Post-war Japanese culture historically underwent an actual flattening. Japan has also been invaded by the force of Western politics and culture, turning the flattening of democratic system and culture into a notorious and ineludibly prevalent grievance. This was the basic origins of the 'Superflat' leitmotif in Takashi Murakami's oeuvre: A flat world and a flat world view.
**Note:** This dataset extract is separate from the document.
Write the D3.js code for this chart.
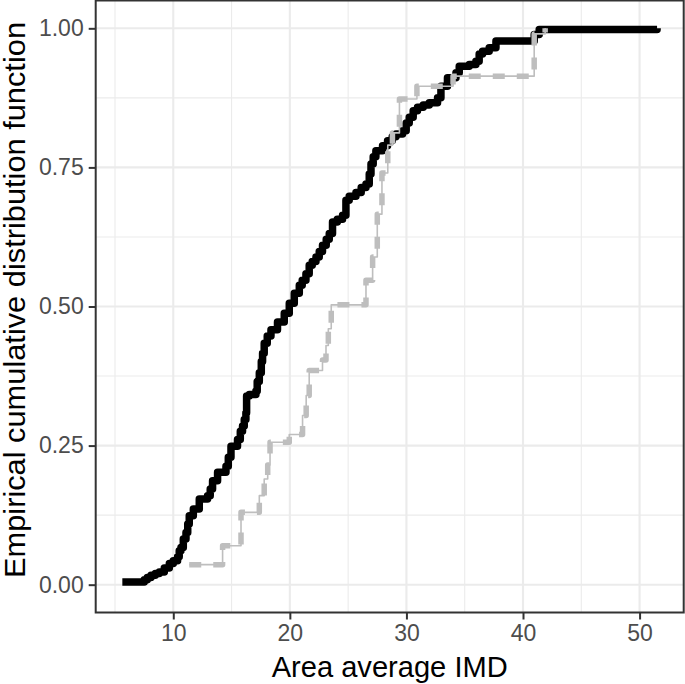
<!DOCTYPE html>
<html><head><meta charset="utf-8">
<script src="https://cdn.jsdelivr.net/npm/d3@7"></script>
<style>body{margin:0;background:#fff}svg{display:block}</style>
</head><body><svg id="c" width="685" height="684"></svg>
<script>
const blackX = [5.63,7.51,7.77,8.09,8.46,8.80,9.23,9.66,10.0,10.37,10.51,10.66,10.86,11.09,11.24,11.37,11.72,12.23,12.94,13.17,13.37,13.80,14.52,14.72,14.95,15.51,15.75,15.94,16.09,16.23,16.29,16.52,17.09,17.20,17.38,17.55,17.66,17.80,18.06,18.38,18.94,19.52,19.95,20.38,20.81,21.06,21.38,21.66,21.92,22.24,22.52,22.80,23.12,23.38,23.66,24.07,24.52,24.81,25.09,25.67,26.12,26.53,26.81,26.96,27.15,27.38,27.95,28.38,28.78,29.10,29.67,29.98,30.24,30.58,30.95,31.44,31.96,32.67,32.96,33.52,34.25,34.53,35.39,35.96,36.24,36.53,37.10,37.68,40.96,41.39,51.5];
const blackY = [0.005,0.009,0.013,0.017,0.020,0.023,0.030,0.038,0.043,0.050,0.061,0.067,0.082,0.094,0.109,0.124,0.136,0.154,0.160,0.172,0.187,0.202,0.213,0.229,0.249,0.261,0.276,0.285,0.297,0.309,0.339,0.342,0.348,0.365,0.381,0.401,0.416,0.434,0.447,0.458,0.472,0.488,0.506,0.524,0.538,0.547,0.559,0.574,0.581,0.589,0.599,0.610,0.621,0.631,0.652,0.657,0.664,0.691,0.698,0.705,0.714,0.720,0.738,0.756,0.769,0.780,0.789,0.798,0.805,0.810,0.816,0.830,0.840,0.852,0.858,0.862,0.866,0.875,0.896,0.911,0.920,0.932,0.935,0.941,0.954,0.959,0.965,0.977,0.989,0.998,1.0];
const greyX = [11.37,14.23,15.81,17.38,17.8,18.1,18.3,19.95,21.09,21.4,21.66,22.8,23.1,23.3,23.55,26.53,27.1,27.5,27.9,28.4,28.8,29.4,30.9,34.0,40.96,41.9];
const greyY = [0.036,0.070,0.130,0.16,0.19,0.215,0.256,0.270,0.304,0.34,0.385,0.404,0.43,0.46,0.503,0.547,0.589,0.666,0.74,0.79,0.812,0.873,0.896,0.914,0.990,1.0];
const xTicks = [10,20,30,40,50];
const xMinor = [5,15,25,35,45];
const yTicks = [0,0.25,0.5,0.75,1];
const yMinor = [0.125,0.375,0.625,0.875];
const xTitle = "Area average IMD";
const yTitle = "Empirical cumulative distribution function";

const L = 95.7, R = 683.7, T = 0.5, B = 612.5;
const svg = d3.select("#c");
const font = "'Liberation Sans', Arial, Helvetica, sans-serif";
const x = d3.scaleLinear().domain([3.345, 53.785]).range([L, R]);
const y = d3.scaleLinear().domain([-0.05, 1.05]).range([B, T]);

const g = svg.append("g");
g.selectAll(".xm").data(xMinor).join("line").attr("x1", d => x(d)).attr("x2", d => x(d))
  .attr("y1", T).attr("y2", B).attr("stroke", "#EBEBEB").attr("stroke-width", 1.1);
g.selectAll(".ym").data(yMinor).join("line").attr("y1", d => y(d)).attr("y2", d => y(d))
  .attr("x1", L).attr("x2", R).attr("stroke", "#EBEBEB").attr("stroke-width", 1.1);
g.selectAll(".xM").data(xTicks).join("line").attr("x1", d => x(d)).attr("x2", d => x(d))
  .attr("y1", T).attr("y2", B).attr("stroke", "#EBEBEB").attr("stroke-width", 2.1);
g.selectAll(".yM").data(yTicks).join("line").attr("y1", d => y(d)).attr("y2", d => y(d))
  .attr("x1", L).attr("x2", R).attr("stroke", "#EBEBEB").attr("stroke-width", 2.1);

const line = d3.line().x(d => x(d[0])).y(d => y(d[1])).curve(d3.curveStepAfter);
const black = blackX.map((v, i) => [v, blackY[i]]);
const grey = greyX.map((v, i) => [v, greyY[i]]);

svg.append("path").attr("d", line(black)).attr("fill", "none").attr("stroke", "#000")
  .attr("stroke-width", 7.5).attr("stroke-linejoin", "round").attr("stroke-linecap", "butt");
svg.append("path").attr("d", line(grey)).attr("fill", "none").attr("stroke", "#BEBEBE")
  .attr("stroke-width", 1.6).attr("stroke-linejoin", "round");
svg.append("path").attr("d", line(grey)).attr("fill", "none").attr("stroke", "#BEBEBE")
  .attr("stroke-width", 5.5).attr("stroke-dasharray", "12,12").attr("stroke-linejoin", "round");

svg.append("rect").attr("x", L).attr("y", T).attr("width", R - L).attr("height", B - T)
  .attr("fill", "none").attr("stroke", "#333333").attr("stroke-width", 2);

const xAxis = d3.axisBottom(x).tickValues(xTicks).tickSize(7).tickPadding(5).tickFormat(d3.format("d"));
const xa = svg.append("g").attr("transform", `translate(0,${B})`).call(xAxis);
const yAxis = d3.axisLeft(y).tickValues(yTicks).tickSize(7).tickPadding(5).tickFormat(d3.format(".2f"));
const ya = svg.append("g").attr("transform", `translate(${L},0)`).call(yAxis);
[xa, ya].forEach(a => {
  a.select(".domain").remove();
  a.selectAll(".tick line").attr("stroke", "#333333").attr("stroke-width", 2);
  a.selectAll(".tick text").attr("fill", "#4D4D4D").style("font-family", font).style("font-size", "23px");
});
xa.selectAll(".tick text").attr("y", 12).attr("dy", "0.71em");

svg.append("text").attr("x", (L + R) / 2).attr("y", 677).attr("text-anchor", "middle")
  .style("font-family", font).style("font-size", "29px").attr("fill", "#000")
  .attr("textLength", 236).attr("lengthAdjust", "spacingAndGlyphs").text(xTitle);
svg.append("text").attr("transform", `translate(25,300) rotate(-90)`).attr("text-anchor", "middle")
  .style("font-family", font).style("font-size", "29px").attr("fill", "#000")
  .attr("textLength", 556).attr("lengthAdjust", "spacingAndGlyphs").text(yTitle);
</script></body></html>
Influenced by Andy Warhol and Jeff Koons, Murakami’s ‘Superflat’ aesthetic combines historical, commercial and popular imagery, with a purpose of investigating the relation between global consumerism and art. Furthermore, extreme consumerism is his means to explore the causes underpinning the phenomena of Japanese society. The work Tightrope Walker depicts a band of super cute figures walking a tightrope. As they advance with calculated steps, they seem to be treading on thin ice, akin to the predicament of people in modern society. No matter how the arduous undertaking of tightrope walking is overcome, in the artist's rendering we all just remain pawns on a chessboard in the greater scheme of things. The charming imagery of extreme commercialization and the powerlessness of human nature underpin Murakami's exploration of the ultimate questions prevalent in contemporary Japanese society. Seemingly superficial commercial lexicon actually possesses profound expressive potential. Murakami's flawless, scientifically precise and painstaking workmanship eventually renders his works into Superflat tableaus that take on the qualities of commercial pattern design.